The increase in the use of SiO2 nanoparticles (NPs) is raising concern about their environmental and health effects, thus necessitating the development of novel methods for their straightforward detection and characterization. Single particle ICP-mass spectrometry (SP-ICP-MS) is able to provide information on the size of NPs, their particle number density and mass concentration. However, the determination of Si via ICP-MS is strongly hampered by the occurrence of spectral overlap from polyatomic species (e.g., CO+ and N-2(+)). The use of tandem ICP-MS (ICP-MS/MS) enables interference-free conditions to be obtained, even in the most demanding applications. Upon testing several gases, the use of CH3F (monitoring of SiF+, mass-shift approach) and of H-2 (monitoring of Si+, on-mass approach) were demonstrated to be the most suitable to overcome the spectral interference affecting ultra-trace Si determination (LoD < 15 ng L-1). By using these approaches, SiO2 NPs (ranging between 80 and 400 nm) can be detected and characterized. For SiO2 NPs > 100 nm, it was possible to provide accurate results in a straightforward way, as the signals they give rise to are well resolved from those of the background.
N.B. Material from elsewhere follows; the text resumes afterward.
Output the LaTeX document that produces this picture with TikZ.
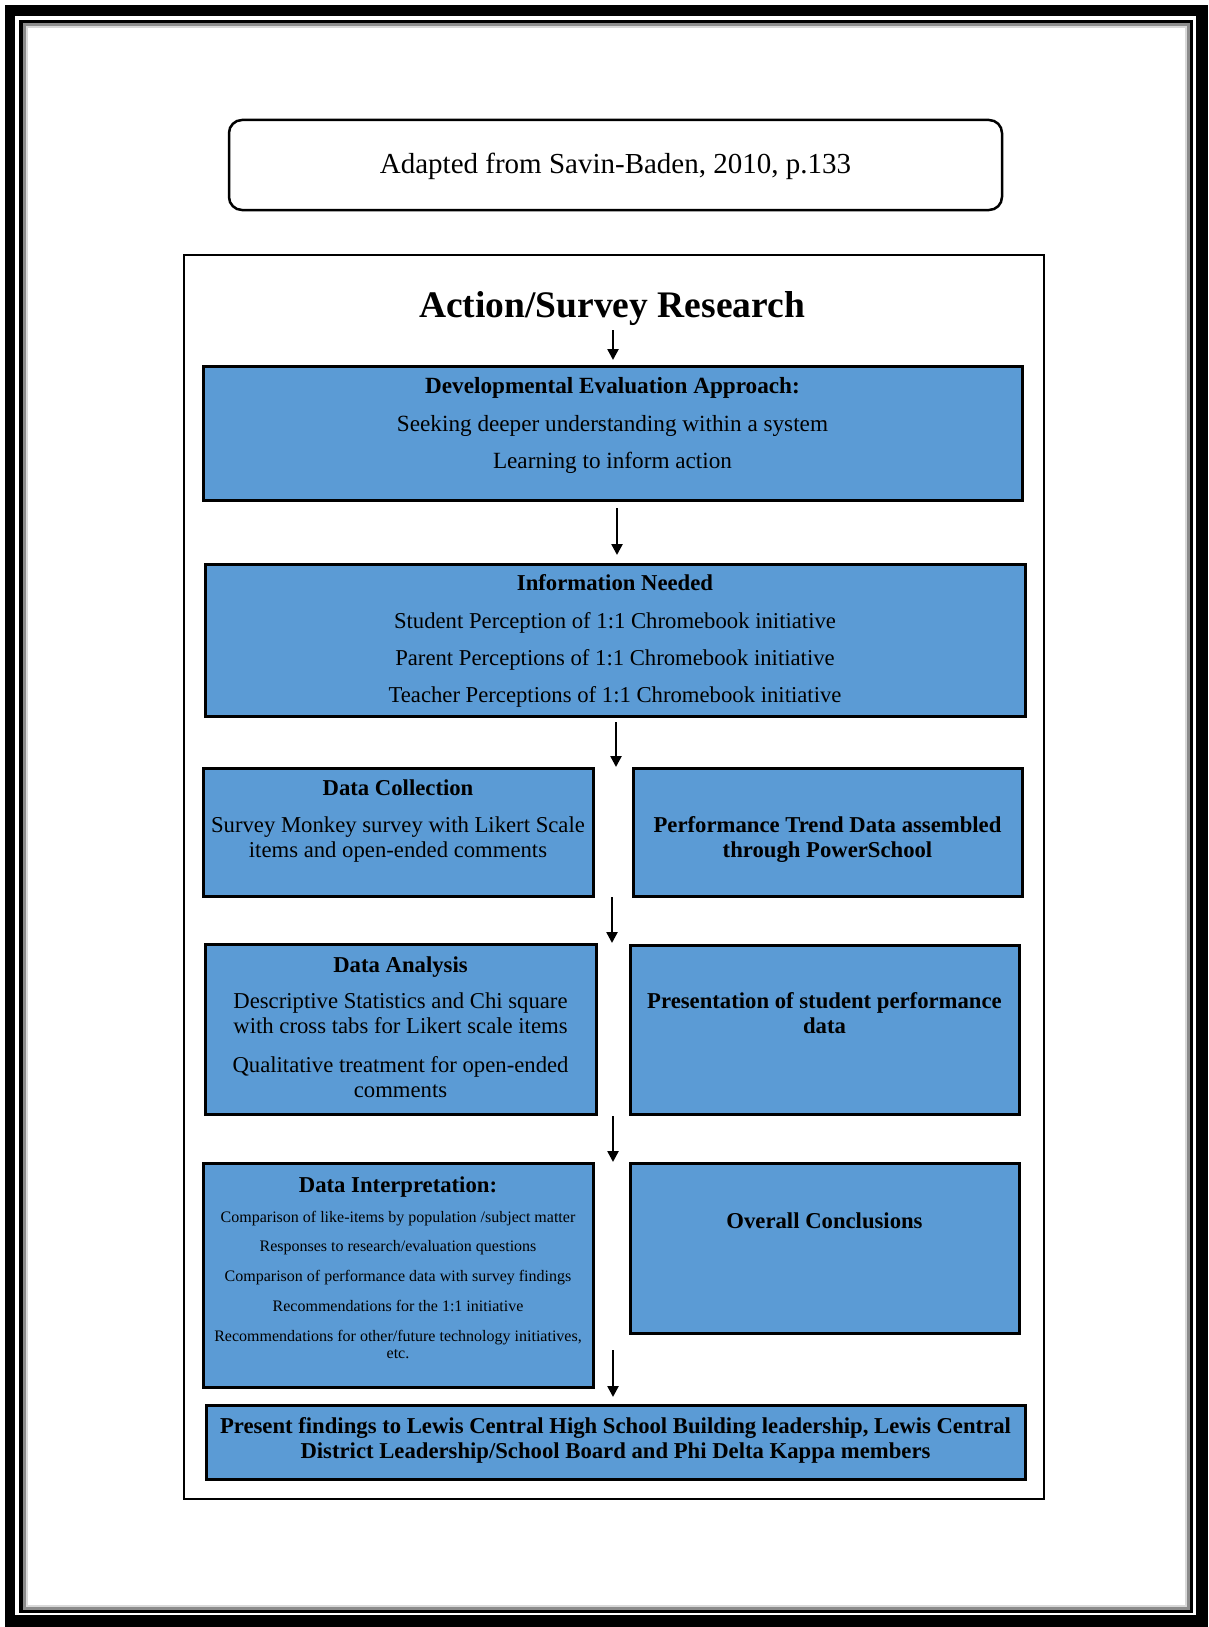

In the case of 80 and 100 nm NPs, the use of a simple deconvolution approach following a Gaussian model was needed to characterize SiO2 NPs apparently showing incomplete distributions as a result of the presence of the background signal. Overall, the methods developed using SP-ICP-MS/MS are sensitive and selective enough for the interference-free determination of Si at ultra-trace levels, also in the form of SiO2 NPs.